99 percent of people, irrespective of their job roles and industries, want to try out remote work at least at some point in their career. While remote work is just seen as a passing trend, this stat goes to prove that employees are way more interested in remote work than most assume.
When employees are happy and satisfied with their jobs, they tend to recommend it to others as well. As a result, 81 percent of employees say that remote working perks would make them more likely to recommend their organization to other prospects and job candidates in their network.
More than half of office employees would readily switch jobs for one that offered the option to work remotely. As remote work becomes more common, organizations that cannot offer it will become unusual and struggle to retain top talent.
Money is no longer the main deciding factor for employees looking for a job change. They would rather take a 10 percent pay cut than work for an organization that doesn’t offer remote work. On the contrary, 74 percent of employees are less likely to leave their jobs if they have a remote work option.
80 percent of employees are less stressed about their jobs when they work from home. Moreover, 86 percent claim that they are able to better take care of themselves which directly leads to improved health and decreased sick days.
The reason we are able to work from home is because we have access to personal computers, laptops, and of course the mighty internet. But it may be surprising to know that the world’s first digital computer was actually invented during World War II to crack coded messages.

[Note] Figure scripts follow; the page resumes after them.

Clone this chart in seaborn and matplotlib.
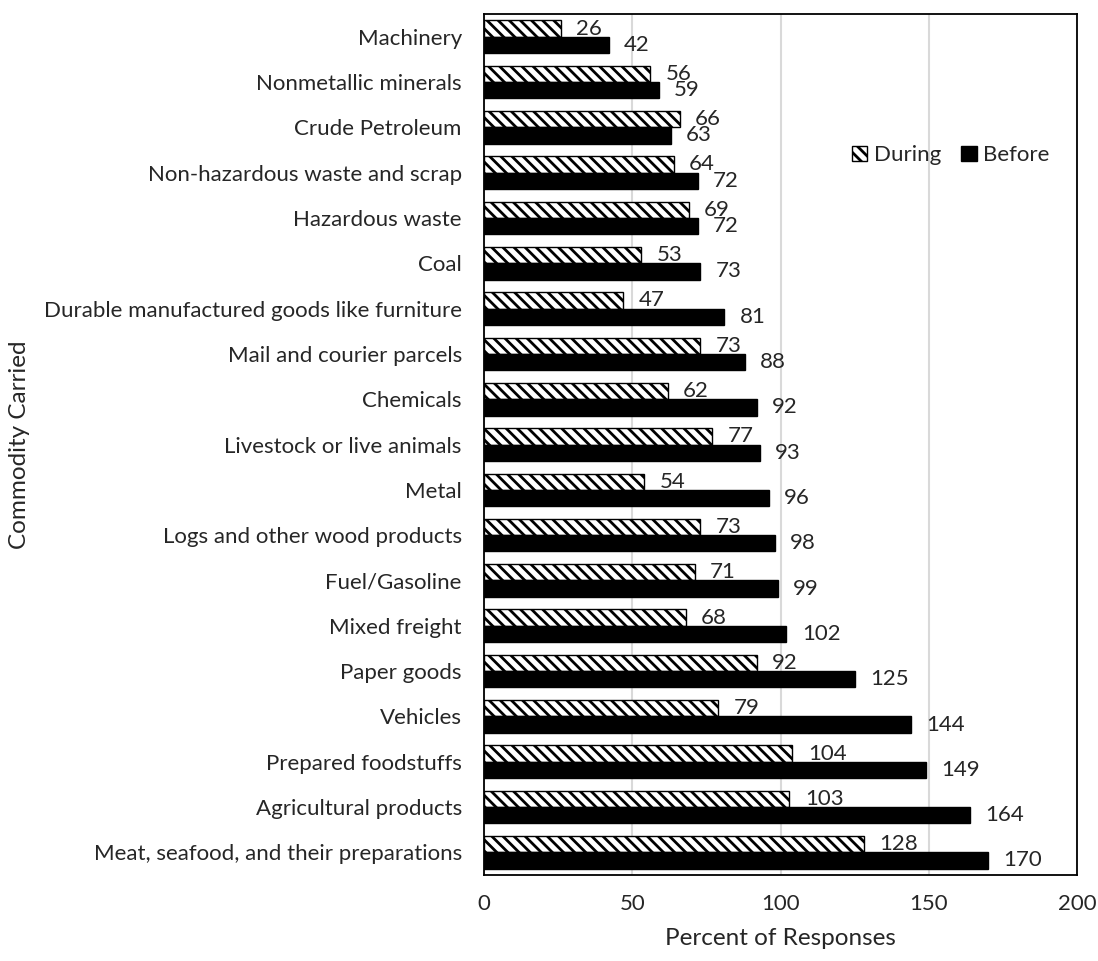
import matplotlib
matplotlib.use("Agg")
import matplotlib.pyplot as plt
import seaborn as sns
import pandas as pd
from matplotlib.ticker import FixedLocator
from matplotlib.patches import Patch

categories = ["Machinery", "Nonmetallic minerals", "Crude Petroleum",
              "Non-hazardous waste and scrap", "Hazardous waste", "Coal",
              "Durable manufactured goods like furniture", "Mail and courier parcels",
              "Chemicals", "Livestock or live animals", "Metal",
              "Logs and other wood products", "Fuel/Gasoline", "Mixed freight",
              "Paper goods", "Vehicles", "Prepared foodstuffs",
              "Agricultural products", "Meat, seafood, and their preparations"]
during = [26, 56, 66, 64, 69, 53, 47, 73, 62, 77, 54, 73, 71, 68, 92, 79, 104, 103, 128]
before = [42, 59, 63, 72, 72, 73, 81, 88, 92, 93, 96, 98, 99, 102, 125, 144, 149, 164, 170]
series = ["During", "Before"]
x_ticks = [0, 50, 100, 150, 200]

sns.set_theme(style="white")
plt.rcParams['font.family'] = ['Lato', 'DejaVu Sans']
plt.rcParams['hatch.linewidth'] = 2.0

FS = 16

df = pd.DataFrame({
    "Commodity": categories * 2,
    "Value": during + before,
    "Period": ["During"] * len(categories) + ["Before"] * len(categories),
})

fig = plt.figure(figsize=(10.98, 9.61), dpi=100)
ax = fig.add_axes([0.4408, 0.0895, 0.5402, 0.8959])

sns.barplot(data=df, y="Commodity", x="Value", hue="Period", hue_order=series,
            order=categories, orient="h", palette={"During": "white", "Before": "black"},
            width=0.72, gap=0, saturation=1, ax=ax, legend=False, errorbar=None)

for i, cont in enumerate(ax.containers):
    for bar in cont:
        if series[i] == "During":
            bar.set_facecolor("white")
            bar.set_hatch("\\\\\\")
            bar.set_edgecolor("black")
            bar.set_linewidth(1.0)
        else:
            bar.set_facecolor("black")
            bar.set_edgecolor("black")
    ax.bar_label(cont, labels=[str(int(v)) for v in cont.datavalues],
                 padding=11, fontsize=FS)

ax.set_xlim(0, 200)
ax.set_xticks(x_ticks)
ax.set_xticklabels([str(t) for t in x_ticks], fontsize=FS)
ax.set_ylim(len(categories) - 0.5, -0.5)
ax.grid(axis="x", color="#d9d9d9", linewidth=1.5)
ax.set_axisbelow(True)
ax.tick_params(axis="x", length=0, pad=14)
ax.tick_params(axis="y", which="major", length=0, pad=16, labelsize=FS)
ax.yaxis.set_minor_locator(FixedLocator([i + 0.5 for i in range(-1, len(categories))]))
ax.tick_params(axis="y", which="minor", direction="in", length=5, width=1.2, color="black")
for s in ax.spines.values():
    s.set_color("black")
    s.set_linewidth(1.3)
    s.set_visible(True)

ax.set_xlabel("Percent of Responses", fontsize=17.5, labelpad=10)
ax.set_ylabel("Commodity Carried", fontsize=17.5, labelpad=10)

handles = [Patch(facecolor="white", edgecolor="black", hatch="\\\\\\", label="During"),
           Patch(facecolor="black", edgecolor="black", label="Before")]
ax.legend(handles=handles, loc="center left", bbox_to_anchor=(0.62, 0.836), ncol=2,
          frameon=False, fontsize=FS, handlelength=0.7, handleheight=0.7,
          handletextpad=0.3, columnspacing=0.9, borderaxespad=0, borderpad=0)

fig.savefig("out.png", dpi=100)
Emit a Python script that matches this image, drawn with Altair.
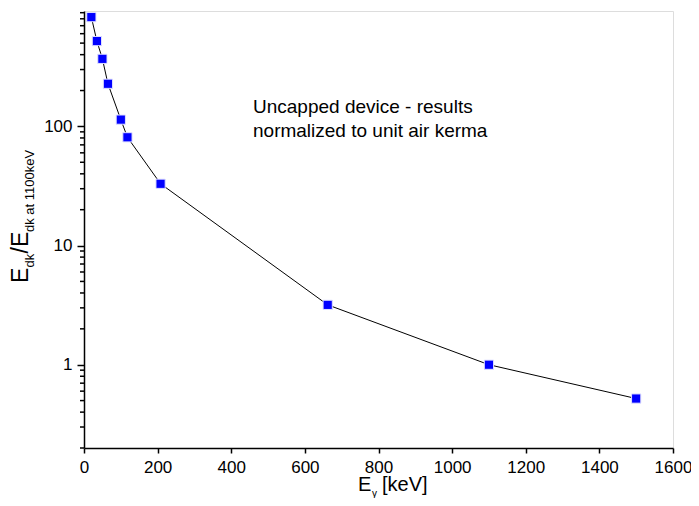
import altair as alt
import pandas as pd

energy_kev = [20, 35, 50, 65, 100, 118, 208, 662, 1100, 1500]
ratio = [826, 520, 369, 228, 114, 81, 33, 3.18, 1.0, 0.52]

x_ticks = list(range(0, 1700, 100))
y_major = [1, 10, 100]
y_minor = [0.2, 0.3, 0.4, 0.5, 0.6, 0.7, 0.8, 0.9,
           2, 3, 4, 5, 6, 7, 8, 9,
           20, 30, 40, 50, 60, 70, 80, 90,
           200, 300, 400, 500, 600, 700, 800, 900]

note_lines = ["Uncapped device - results", "normalized to unit air kerma"]

df = pd.DataFrame({"E": energy_kev, "R": ratio})
minor_df = pd.DataFrame({"m": y_minor})

FONT = "Liberation Sans"
W, H = 589, 437

xs = alt.Scale(domain=[0, 1600], nice=False)
ys = alt.Scale(type="log", domain=[0.2, 930], nice=False)

x_axis = alt.Axis(values=x_ticks, format="d",
                  labelExpr="datum.value % 200 == 0 ? datum.label : ''",
                  tickSize=5, labelPadding=6, labelFontSize=17, labelFont=FONT,
                  labelColor="black", domainColor="black", tickColor="black",
                  domainWidth=1.5, tickWidth=1.5, grid=False, title=None, labelFlush=False,
                  labelOverlap=False)
y_axis = alt.Axis(values=y_major, format="~g", tickSize=7, labelPadding=5, labelFontSize=17,
                  labelFont=FONT, labelColor="black", domainColor="black", tickColor="black",
                  domainWidth=1.5, tickWidth=1.5, grid=False, title=None, orient="left")

base = alt.Chart(df)
line = base.mark_line(color="black", strokeWidth=1).encode(
    x=alt.X("E:Q", scale=xs, axis=x_axis),
    y=alt.Y("R:Q", scale=ys, axis=y_axis),
)
minor = alt.Chart(minor_df).mark_rule(color="black", strokeWidth=1.5).encode(
    x=alt.value(-4), x2=alt.value(0),
    y=alt.Y("m:Q", scale=ys),
)
pts = base.mark_square(size=85, color="#0000ff", opacity=1, stroke="#e0e0ff", strokeWidth=1).encode(
    x=alt.X("E:Q", scale=xs),
    y=alt.Y("R:Q", scale=ys),
)

one = pd.DataFrame({"a": [0]})


def txt(t, x, y, size, angle=0):
    return alt.Chart(one).mark_text(text=t, font=FONT, fontSize=size, color="black",
                                    align="left", baseline="alphabetic", angle=angle).encode(
        x=alt.value(x), y=alt.value(y))


note = alt.Chart(one).mark_text(text=note_lines, font=FONT, fontSize=19, color="black",
                                align="left", baseline="alphabetic", lineHeight=24).encode(
    x=alt.value(169), y=alt.value(102))

# x-axis title: E_γ [keV]
xt = [txt("E", 274, 480, 20), txt("γ", 288, 486, 10), txt("[keV]", 298, 480, 20)]
# y-axis title: E_dk/E_dk at 1100keV (rotated)
yt = [txt("E", -56, 272, 23, 270), txt("dk", -50, 256.5, 13, 270),
      txt("/E", -56, 242.5, 23, 270), txt("dk at 1100keV", -50, 221, 13, 270)]

chart = alt.layer(line, minor, pts, note, *xt, *yt).properties(
    width=W, height=H, autosize="none",
    padding={"left": 76, "top": 3, "right": 18, "bottom": 50},
).configure_view(stroke=None).configure(background="white")

chart.save("out.html", embed_options={"renderer": "svg", "actions": False})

It’s clear from all of these statistics that work from home isn’t just the newest buzzword which will disappear once we get past the pandemic. It is here to stay and the momentum for it has been building up slowly over the years. For companies, that means, creating long-term remote work strategies to engage their current workforce and attract new talent successfully. For employees that means acquiring new skills that can help them succeed in the remote work environment.